→ **Requirements**: Output the data word for word, dropping every image.

→ **Source excerpt**:
..........

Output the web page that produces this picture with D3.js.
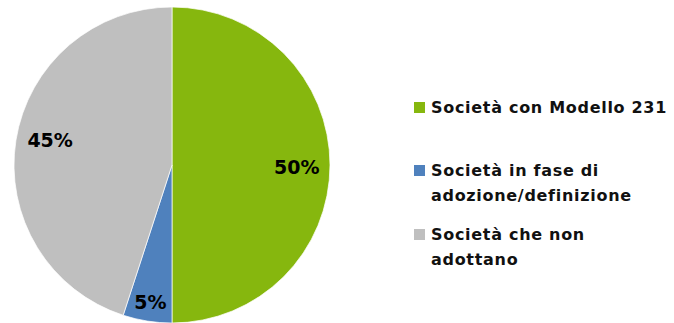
<!DOCTYPE html>
<html lang="it">
<head>
    <meta charset="UTF-8">
    <title>Modello 231</title>
    <script src="https://cdn.jsdelivr.net/npm/d3@7"></script>
    <style>
        html, body { margin: 0; padding: 0; background: #fff; }
        svg { display: block; font-family: "DejaVu Sans", sans-serif; }
        .pct { font-weight: bold; font-size: 19px; fill: #000; }
        .leg { font-weight: bold; font-size: 16px; letter-spacing: 0.7px; fill: #111; }
    </style>
</head>
<body>
    <svg id="chart" width="674" height="323"></svg>
    <script>
        // Dati del grafico
        const categories = ['Società con Modello 231', 'Società in fase di adozione/definizione', 'Società che non adottano'];
        const values = [50, 5, 45];
        const labels = ['50%', '5%', '45%'];
        const legendLines = [
            ['Società con Modello 231'],
            ['Società in fase di', 'adozione/definizione'],
            ['Società che non', 'adottano']
        ];
        const colors = ['#86B70E', '#4F81BD', '#BFBFBF'];

        const svg = d3.select('#chart');
        const cx = 172, cy = 165, r = 158;

        const pie = d3.pie().sort(null).value(d => d)(values);
        const arc = d3.arc().innerRadius(0).outerRadius(r);

        const g = svg.append('g').attr('transform', `translate(${cx},${cy})`);

        g.selectAll('path.slice')
            .data(pie)
            .enter()
            .append('path')
            .attr('class', 'slice')
            .attr('d', arc)
            .attr('fill', (d, i) => colors[i])
            .attr('stroke', '#fff')
            .attr('stroke-width', 0.7);

        // etichette percentuali: le fette piccole un po' più fuori
        g.selectAll('text.pct')
            .data(pie)
            .enter()
            .append('text')
            .attr('class', 'pct')
            .attr('text-anchor', 'middle')
            .attr('dy', '0.45em')
            .attr('transform', d => {
                const small = (d.endAngle - d.startAngle) < 0.5;
                const lr = small ? r * 0.87 : r * 0.79;
                // spostamento angolare leggero come nel grafico originale (fetta a sinistra)
                const shift = d.startAngle > Math.PI + 0.2 ? 0.06 : 0;
                const a = d3.arc().innerRadius(lr).outerRadius(lr);
                const p = a.centroid({ startAngle: d.startAngle + shift, endAngle: d.endAngle + shift });
                return `translate(${p})`;
            })
            .text((d, i) => labels[i]);

        // Legenda
        const legendTop = [102, 165, 229];
        const legend = svg.append('g').attr('transform', 'translate(414,0)');
        categories.forEach((c, i) => {
            const item = legend.append('g').attr('transform', `translate(0,${legendTop[i]})`);
            item.append('rect')
                .attr('width', 11).attr('height', 11)
                .attr('fill', colors[i]);
            legendLines[i].forEach((line, j) => {
                item.append('text')
                    .attr('class', 'leg')
                    .attr('x', 17)
                    .attr('y', 11 + j * 24.5)
                    .text(line);
            });
        });
    </script>
</body>
</html>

..........

→ **Finished exercise**:
Output the web page that produces this picture with D3.js.
<!DOCTYPE html>
<html lang="it">
<head>
    <meta charset="UTF-8">
    <title>Modello 231</title>
    <script src="https://cdn.jsdelivr.net/npm/d3@7"></script>
    <style>
        html, body { margin: 0; padding: 0; background: #fff; }
        svg { display: block; font-family: "DejaVu Sans", sans-serif; }
        .pct { font-weight: bold; font-size: 19px; fill: #000; }
        .leg { font-weight: bold; font-size: 16px; letter-spacing: 0.7px; fill: #111; }
    </style>
</head>
<body>
    <svg id="chart" width="674" height="323"></svg>
    <script>
        // Dati del grafico
        const categories = ['Società con Modello 231', 'Società in fase di adozione/definizione', 'Società che non adottano'];
        const values = [50, 5, 45];
        const labels = ['50%', '5%', '45%'];
        const legendLines = [
            ['Società con Modello 231'],
            ['Società in fase di', 'adozione/definizione'],
            ['Società che non', 'adottano']
        ];
        const colors = ['#86B70E', '#4F81BD', '#BFBFBF'];

        const svg = d3.select('#chart');
        const cx = 172, cy = 165, r = 158;

        const pie = d3.pie().sort(null).value(d => d)(values);
        const arc = d3.arc().innerRadius(0).outerRadius(r);

        const g = svg.append('g').attr('transform', `translate(${cx},${cy})`);

        g.selectAll('path.slice')
            .data(pie)
            .enter()
            .append('path')
            .attr('class', 'slice')
            .attr('d', arc)
            .attr('fill', (d, i) => colors[i])
            .attr('stroke', '#fff')
            .attr('stroke-width', 0.7);

        // etichette percentuali: le fette piccole un po' più fuori
        g.selectAll('text.pct')
            .data(pie)
            .enter()
            .append('text')
            .attr('class', 'pct')
            .attr('text-anchor', 'middle')
            .attr('dy', '0.45em')
            .attr('transform', d => {
                const small = (d.endAngle - d.startAngle) < 0.5;
                const lr = small ? r * 0.87 : r * 0.79;
                // spostamento angolare leggero come nel grafico originale (fetta a sinistra)
                const shift = d.startAngle > Math.PI + 0.2 ? 0.06 : 0;
                const a = d3.arc().innerRadius(lr).outerRadius(lr);
                const p = a.centroid({ startAngle: d.startAngle + shift, endAngle: d.endAngle + shift });
                return `translate(${p})`;
            })
            .text((d, i) => labels[i]);

        // Legenda
        const legendTop = [102, 165, 229];
        const legend = svg.append('g').attr('transform', 'translate(414,0)');
        categories.forEach((c, i) => {
            const item = legend.append('g').attr('transform', `translate(0,${legendTop[i]})`);
            item.append('rect')
                .attr('width', 11).attr('height', 11)
                .attr('fill', colors[i]);
            legendLines[i].forEach((line, j) => {
                item.append('text')
                    .attr('class', 'leg')
                    .attr('x', 17)
                    .attr('y', 11 + j * 24.5)
                    .text(line);
            });
        });
    </script>
</body>
</html>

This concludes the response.